A comfortable yet challenging climb that requires the uses of stemming to get you off the ground. Great route for the young climber that may have a little fear of heights since you don't feel much exposure while inside the corner. It’s also a great first lead route for the developing climber. Protection is safe and well placed with the exception of a few older bolts that are on the list to be replaced.

FA: unknow Russian climber, 2008

A short and shallow crack just a little smaller then a fist jam and a little larger than fingers. It's pumpy and roles out on the edges. A great place to learn the art while be very well protected. You'll see this one just to the right of the Dihedral.

FA: Hajismel, 10 Apr 2012

An fun but relatively easy route for the whole family. The start is the hardest part of the climb and requires you to use a small crack system and some stemming to get up to the next hold. From that point it's just big holds and pulling yourself up to the chains.

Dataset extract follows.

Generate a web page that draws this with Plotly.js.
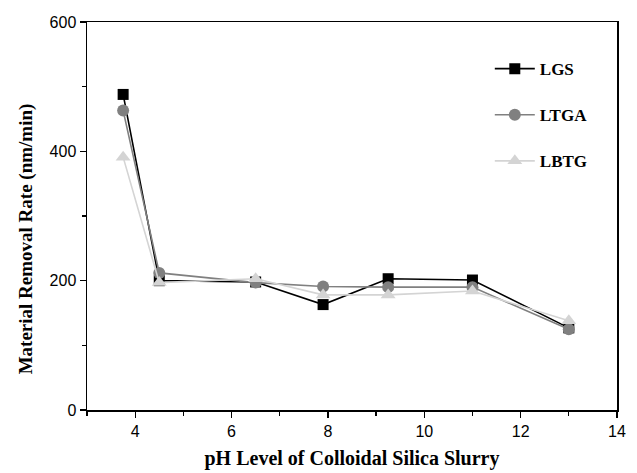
<!DOCTYPE html>
<html>
<head>
<meta charset="utf-8">
<script src="https://cdn.plot.ly/plotly-3.0.1.min.js"></script>
<style>html,body{margin:0;padding:0;background:#fff;}</style>
</head>
<body>
<div id="chart" style="width:637px;height:473px;"></div>
<script>
var pH = [3.75, 4.5, 6.5, 7.9, 9.25, 11, 13];
var LGS = [488, 200, 198, 163, 203, 201, 127];
var LTGA = [463, 212, 197, 191, 190, 190, 125];
var LBTG = [391, 197, 203, 178, 178, 184, 138];
var seriesNames = ['LGS', 'LTGA', 'LBTG'];
var xTitle = 'pH Level of Colloidal Silica Slurry';
var yTitle = 'Material Removal Rate (nm/min)';

var serif = 'Liberation Serif, Times New Roman, serif';
var sans = 'Liberation Sans, Arial, sans-serif';

var traces = [
  {x: pH, y: LGS, name: seriesNames[0], legendgroup: 'a', mode: 'lines+markers',
   line: {color: '#000000', width: 1.6},
   marker: {symbol: 'square', size: 11, color: '#000000'}},
  {x: pH, y: LTGA, name: seriesNames[1], legendgroup: 'b', mode: 'lines+markers',
   line: {color: '#808080', width: 1.6},
   marker: {symbol: 'circle', size: 12, color: '#808080'}},
  {x: pH, y: LBTG, name: seriesNames[2], legendgroup: 'c', mode: 'lines+markers',
   line: {color: '#d4d4d4', width: 1.6},
   marker: {symbol: 'triangle-up', size: 13, color: '#d4d4d4'}}
];

var layout = {
  width: 637, height: 473,
  margin: {l: 87, r: 20, t: 22, b: 63},
  paper_bgcolor: '#ffffff', plot_bgcolor: '#ffffff',
  showlegend: true,
  legend: {x: 0.76, y: 0.925, xanchor: 'left', yanchor: 'top',
           font: {family: serif, size: 17, color: '#000', weight: 'bold'},
           traceorder: 'grouped', tracegroupgap: 21, itemwidth: 40, bgcolor: 'rgba(0,0,0,0)'},
  xaxis: {
    range: [3, 14], tick0: 4, dtick: 2, ticks: 'outside', ticklen: 6, tickwidth: 1.2,
    tickcolor: '#000', showline: true, linecolor: '#000', linewidth: 1.5, mirror: true,
    showgrid: false, zeroline: false,
    minor: {dtick: 1, ticks: 'outside', ticklen: 4, tickcolor: '#000', showgrid: false},
    tickfont: {family: sans, size: 16, color: '#000'},
    title: {text: xTitle, standoff: 12,
            font: {family: serif, size: 20, color: '#000', weight: 'bold'}}
  },
  yaxis: {
    range: [0, 600], dtick: 200, ticks: 'outside', ticklen: 6, tickwidth: 1.2,
    tickcolor: '#000', showline: true, linecolor: '#000', linewidth: 1.5, mirror: true,
    showgrid: false, zeroline: false,
    minor: {dtick: 100, ticks: 'outside', ticklen: 4, tickcolor: '#000', showgrid: false},
    tickfont: {family: sans, size: 16, color: '#000'},
    title: {text: ''}
  },
  annotations: [{
    text: yTitle, textangle: -90, xref: 'paper', yref: 'paper',
    x: -0.115, y: 0.44, xanchor: 'center', yanchor: 'middle', showarrow: false,
    font: {family: serif, size: 19, color: '#000', weight: 'bold'}
  }]
};

Plotly.newPlot('chart', traces, layout, {displayModeBar: false, staticPlot: true});
</script>
</body>
</html>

Set by jetson, 10 Jun 2011

FA: jetson, 10 Jun 2011

This route is just to the left of the Fridge but only has top rope access. It's a nice route but is seldom climbed since there are other more popular routes near by. This route uses many different types of climbing technique and keeps the climber tucked away inside a smooth seam of rocks which cuts down on most beginners fear of heights.

Set by Mark Scott & Jetson, 10 May 2012

FA: Mark Scott, 10 May 2012

A great route with many different types of climbing all rolled into one route. You start off on a slab with good cracks and pockets then go into a stemming section that has just enough incline to make you feel the pull. Next you pull a little slopper section and then back into a stem. During it all you feel very little exposure since you're in a small seam much of the time. It's well protected but has a little reach to the first bolt. This route can be set from the top but it's best done from lead as the route to the top is hard to find and tricky to get into.

FA: Mark Scott, 10 Apr 2014

Fun route for all who enjoy the feeling of being squeezed into a jello mold. It has tons of good holds a keeps you inside a rock seam much of the time so exposure is at a minimum. The constrictive shape of the rocks makes for some interesting climbing and requires you to be moldable. It’s fun for the whole family. This route is not yet bolted for lead and must be set up from the top. I usually lead The Fridge and then set up the 10 Commandments. They are only about 10 meters apart with this one being just to the right of The Fridge.

FA: jetson, 11 Jun 2013

This route is a great, yet short off width which also has many face holds although they are small. It's located in a great spot that has full light but gentle heat from the sun and you feel like you're in Jurassic Park. We are still projecting this route but it is sure to be a classic when it's ready to go.

Set by jetson, 26 Jun 2015

FA: Adam K, 15 Oct 2015

A short climb that is half crack and half small face pockets. The crack is easily climbed without the use to the face but if your not a crack climber then the pockets will help make this climb a success. It's located in a great spot for summer climbing since it's well shaded and tucked away between many different large rocks that help to keep it cool.

Set by Akmed, 11 Jun 2015

FA: Zalina, 11 Jun 2015

Fun route full of wacos to choose from. You can make the route much harder by only using the passive wacos but most opt for the ever present waco jug that can be found everywhere. This route is located just to the left of one of the best lookout points in the valley, place we call, "The Apartment".